This vibrant piece of rainbow by Rashmi Bansal is the most kindling and amazing gift that I’d present to each and every sweet lady I’m aquatinted with. The title, borrowed from the song from The Sound Of Music couldn’t have been more apt for the book- what with the stories of 25 successful women spanning a wide spectrum of personal and professional struggles/celebrations. This piece- that voices stories of these women entrepreneurs who not only nurtured a lovely family but even went differential to give birth to an enterprise without ‘giving in or giving up’- is just a written testimony to the fact that the softer gender could be equally (or more) successful on the trade front.
The arresting Author’s Note, where Rashmi glorifies women and their capabilities is a jolly head shot. And after winning over us all with the note, there is a bigger winner resting in the ‘Contents’ section where she categorizes the 25 ladies as Durga, Lakshmi and Saraswati. Here’s a little peek into the description of the sections (as taken straight from the book):
Lakshmi: These are the ‘ghar ki lakshmis‘ who brought wealth and prosperity to the home — by co-opting family members into their business.

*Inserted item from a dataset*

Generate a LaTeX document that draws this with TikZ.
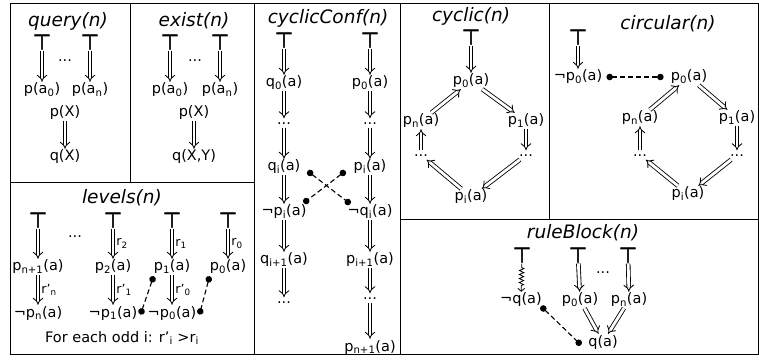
\documentclass[tikz,border=0pt]{standalone}
\usepackage{fontspec}
\setmainfont{DejaVu Sans}
\newfontfamily\topfont[FakeBold=3]{DejaVu Sans}
\usetikzlibrary{arrows.meta,decorations.pathmorphing,calc}
\newcommand\sbs[1]{\textsubscript{#1}}
\begin{document}
\begin{tikzpicture}[x=1pt,y=-1pt,
  every node/.style={font=\fontsize{14.5}{16}\selectfont, inner sep=1pt},
  ttl/.style={font=\fontsize{18.5}{20}\selectfont\itshape},
  topn/.style={font=\fontsize{21}{21}\topfont, inner sep=1pt},
  dotn/.style={text height=3pt, text depth=0pt, inner sep=3pt},
  imp/.style={double, double distance=2.8pt, line width=0.85pt, -{Implies[scale=1.5]}},
  dcon/.style={dash pattern=on 5pt off 3pt, line width=1.1pt, {Circle[length=6.5pt]}-{Circle[length=6.5pt]}},
  lab/.style={font=\fontsize{12.5}{13}\selectfont, inner sep=1pt, right=2pt},
  frame/.style={line width=1pt}]
\useasboundingbox (0,0) rectangle (759,359);
% frames
\draw[frame] (10.5,3) rectangle (758,354.5);
\draw[frame] (130,3) -- (130,182);
\draw[frame] (10.5,182) -- (254,182);
\draw[frame] (254,3) -- (254,354.5);
\draw[frame] (400,3) -- (400,354.5);
\draw[frame] (400,219.5) -- (758,219.5);
\draw[frame] (549,3) -- (549,219.5);

% query
\node[ttl] (qtitle) at (68,21) {query(n)};
\node[topn] (qT0) at (42,42) {⊤};
\node[topn] (qT1) at (90,42) {⊤};
\node[dotn] (qdots) at (65,60) {...};
\node (qa0) at (42,90) {p(a\sbs{0})};
\node (qan) at (90,90) {p(a\sbs{n})};
\node (qpX) at (65,113) {p(X)};
\node (qqX) at (65,157) {q(X)};
\draw[imp] (qT0) -- (qa0);
\draw[imp] (qT1) -- (qan);
\draw[imp] (qpX) -- (qqX);

% exist
\node[ttl] (etitle) at (194,21) {exist(n)};
\node[topn] (eT0) at (170,42) {⊤};
\node[topn] (eT1) at (220,42) {⊤};
\node[dotn] (edots) at (195,60) {...};
\node (ea0) at (170,90) {p(a\sbs{0})};
\node (ean) at (220,90) {p(a\sbs{n})};
\node (epX) at (194,113) {p(X)};
\node (eqXY) at (194,157) {q(X,Y)};
\draw[imp] (eT0) -- (ea0);
\draw[imp] (eT1) -- (ean);
\draw[imp] (epX) -- (eqXY);

% levels
\node[ttl] (ltitle) at (122,198) {levels(n)};
\node[topn] (lT1) at (38,220) {⊤};
\node[topn] (lT2) at (113,220) {⊤};
\node[topn] (lT3) at (172,220) {⊤};
\node[topn] (lT4) at (228,220) {⊤};
\node[dotn] (ldots) at (75,236) {...};
\node (lp1) at (38,267) {p\sbs{n+1}(a)};
\node (lp2) at (113,267) {p\sbs{2}(a)};
\node (lp3) at (172,267) {p\sbs{1}(a)};
\node (lp4) at (228,267) {p\sbs{0}(a)};
\node (ln1) at (38,313) {¬p\sbs{n}(a)};
\node (ln2) at (113,313) {¬p\sbs{1}(a)};
\node (ln3) at (172,313) {¬p\sbs{0}(a)};
\draw[imp] (lT1) -- (lp1);
\draw[imp] (lT2) -- node[lab] {r\sbs{2}} (lp2);
\draw[imp] (lT3) -- node[lab] {r\sbs{1}} (lp3);
\draw[imp] (lT4) -- node[lab] {r\sbs{0}} (lp4);
\draw[imp] (lp1) -- node[lab] {r'\sbs{n}} (ln1);
\draw[imp] (lp2) -- node[lab] {r'\sbs{1}} (ln2);
\draw[imp] (lp3) -- node[lab] {r'\sbs{0}} (ln3);
\draw[dcon] ($(lp3.south west)+(1,1)$) -- ($(ln2.east)+(2,1.5)$);
\draw[dcon] ($(lp4.south west)+(1,1)$) -- ($(ln3.east)+(2,1.5)$);
\node (lnote) at (122,338) {For each odd i: r'\sbs{i} >r\sbs{i}};

% cyclicConf
\node[ttl] (ctitle) at (328,18) {cyclicConf(n)};
\node[topn] (cT1) at (284,40) {⊤};
\node[topn] (cT2) at (370,40) {⊤};
\node (cq0) at (284,83) {q\sbs{0}(a)};
\node (cp0) at (370,83) {p\sbs{0}(a)};
\node[dotn] (cd1) at (284,123) {...};
\node[dotn] (cd2) at (370,123) {...};
\node (cqi) at (284,167) {q\sbs{i}(a)};
\node (cpi) at (370,167) {p\sbs{i}(a)};
\node (cnpi) at (284,212) {¬p\sbs{i}(a)};
\node (cnqi) at (370,212) {¬q\sbs{i}(a)};
\node (cqi1) at (284,260) {q\sbs{i+1}(a)};
\node (cpi1) at (370,260) {p\sbs{i+1}(a)};
\node[dotn] (cd3) at (284,302) {...};
\node[dotn] (cd4) at (370,298) {...};
\node (cpn1) at (370,347) {p\sbs{n+1}(a)};
\draw[imp] (cT1) -- (cq0);
\draw[imp] (cq0) -- (cd1);
\draw[imp] (cd1) -- (cqi);
\draw[imp] (cqi) -- (cnpi);
\draw[imp] (cnpi) -- (cqi1);
\draw[imp] (cqi1) -- (cd3);
\draw[imp] (cT2) -- (cp0);
\draw[imp] (cp0) -- (cd2);
\draw[imp] (cd2) -- (cpi);
\draw[imp] (cpi) -- (cnqi);
\draw[imp] (cnqi) -- (cpi1);
\draw[imp] (cpi1) -- (cd4);
\draw[imp] (cd4) -- (cpn1);
\draw[dcon] ($(cqi.east)+(6,4)$) -- ($(cnqi.west)+(4,-8)$);
\draw[dcon] ($(cpi.west)+(-7,4)$) -- ($(cnpi.east)+(-4,-9)$);

% cyclic
\node[ttl] (ytitle) at (471,16) {cyclic(n)};
\node[topn] (yT) at (471,37) {⊤};
\node (yp0) at (471,81) {p\sbs{0}(a)};
\node (yp1) at (526,121) {p\sbs{1}(a)};
\node (ypn) at (421,121) {p\sbs{n}(a)};
\node[dotn] (yd1) at (526,155) {...};
\node[dotn] (yd2) at (421,155) {...};
\node (ypi) at (471,197) {p\sbs{i}(a)};
\draw[imp] (yT) -- (yp0);
\draw[imp] (yp0) -- (yp1);
\draw[imp] (yp1) -- (yd1);
\draw[imp] (yd1) -- (ypi);
\draw[imp] (ypi) -- (yd2);
\draw[imp] (yd2) -- (ypn);
\draw[imp] (ypn) -- (yp0);

% circular
\node[ttl] (ztitle) at (668,24) {circular(n)};
\node[topn] (zT) at (578,37) {⊤};
\node (znp0) at (578,77) {¬p\sbs{0}(a)};
\node (zp0) at (689,77) {p\sbs{0}(a)};
\node (zpn) at (640,118) {p\sbs{n}(a)};
\node (zp1) at (737,118) {p\sbs{1}(a)};
\node[dotn] (zd1) at (737,155) {...};
\node[dotn] (zd2) at (640,155) {...};
\node (zpi) at (688,194) {p\sbs{i}(a)};
\draw[imp] (zT) -- (znp0);
\draw[imp] (zp0) -- (zp1);
\draw[imp] (zp1) -- (zd1);
\draw[imp] (zd1) -- (zpi);
\draw[imp] (zpi) -- (zd2);
\draw[imp] (zd2) -- (zpn);
\draw[imp] (zpn) -- (zp0);
\draw[dcon] ($(znp0.east)+(3,0)$) -- ($(zp0.west)+(-6,0)$);

% ruleBlock
\node[ttl] (rtitle) at (583,233) {ruleBlock(n)};
\node[topn] (rT1) at (522,255) {⊤};
\node[topn] (rT2) at (578,255) {⊤};
\node[topn] (rT3) at (628,255) {⊤};
\node[dotn] (rdots) at (603,272) {...};
\node (rnq) at (521,300) {¬q(a)};
\node (rp0) at (580,300) {p\sbs{0}(a)};
\node (rpn) at (629,300) {p\sbs{n}(a)};
\node (rq) at (603,342) {q(a)};
\draw[line width=0.8pt, decorate, decoration={zigzag, amplitude=2.2pt, segment length=4pt, pre length=4pt, post length=5pt}, -{Straight Barb[length=3pt,width=7pt]}] (rT1) -- (rnq);
\draw[imp] (rT2) -- (rp0);
\draw[imp] (rT3) -- (rpn);
\draw[imp] (rp0) -- (rq);
\draw[imp] (rpn) -- (rq);
\draw[dcon] ($(rnq.south east)+(-2,-2)$) -- ($(rq.west)+(-6,3)$);
\end{tikzpicture}
\end{document}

Because success is not something you seek for the self, it is sweeter when shared with all.
Durga: Circumstances force these women to be enterprising, to fight for survival. They rose to the challenge, slaying demons within and without. Tapping into the divine energy — or Shakti — which lies in each one of us.
Saraswati: Armed with professional education, these women are carving out an identity through entrepreneurship. They enjoy an unusual amount of freedom to be who they wish to be, beyond traditional roles.
Some few stories I personally enjoyed reading included those of Manju Bhatia (Vasuli), Ranjana Naik (Swan Suites), Patricia Narayan (Caterer), Dipali Sikand (Les Concierges), Shona McDonald (Shonaquip), Nina Lekhi (Baggit), Namrata Sharma (Krayon Pictures) and Premlata Agarwal (Mountaineer). The way they rose up to the entrepreneurial world and fragranced it with their graceful feminism is highly motivational stuff which precipitates deep respect for the respective women.
Rasmi Bansal’s fifth venture in ‘Follow Every Rainbow’ is a definite winner, and I wouldn’t think twice before recommending this to my mother, grandmother, sister, girlfriend/wife, or for that matter any woman I care for. Do give this book a read.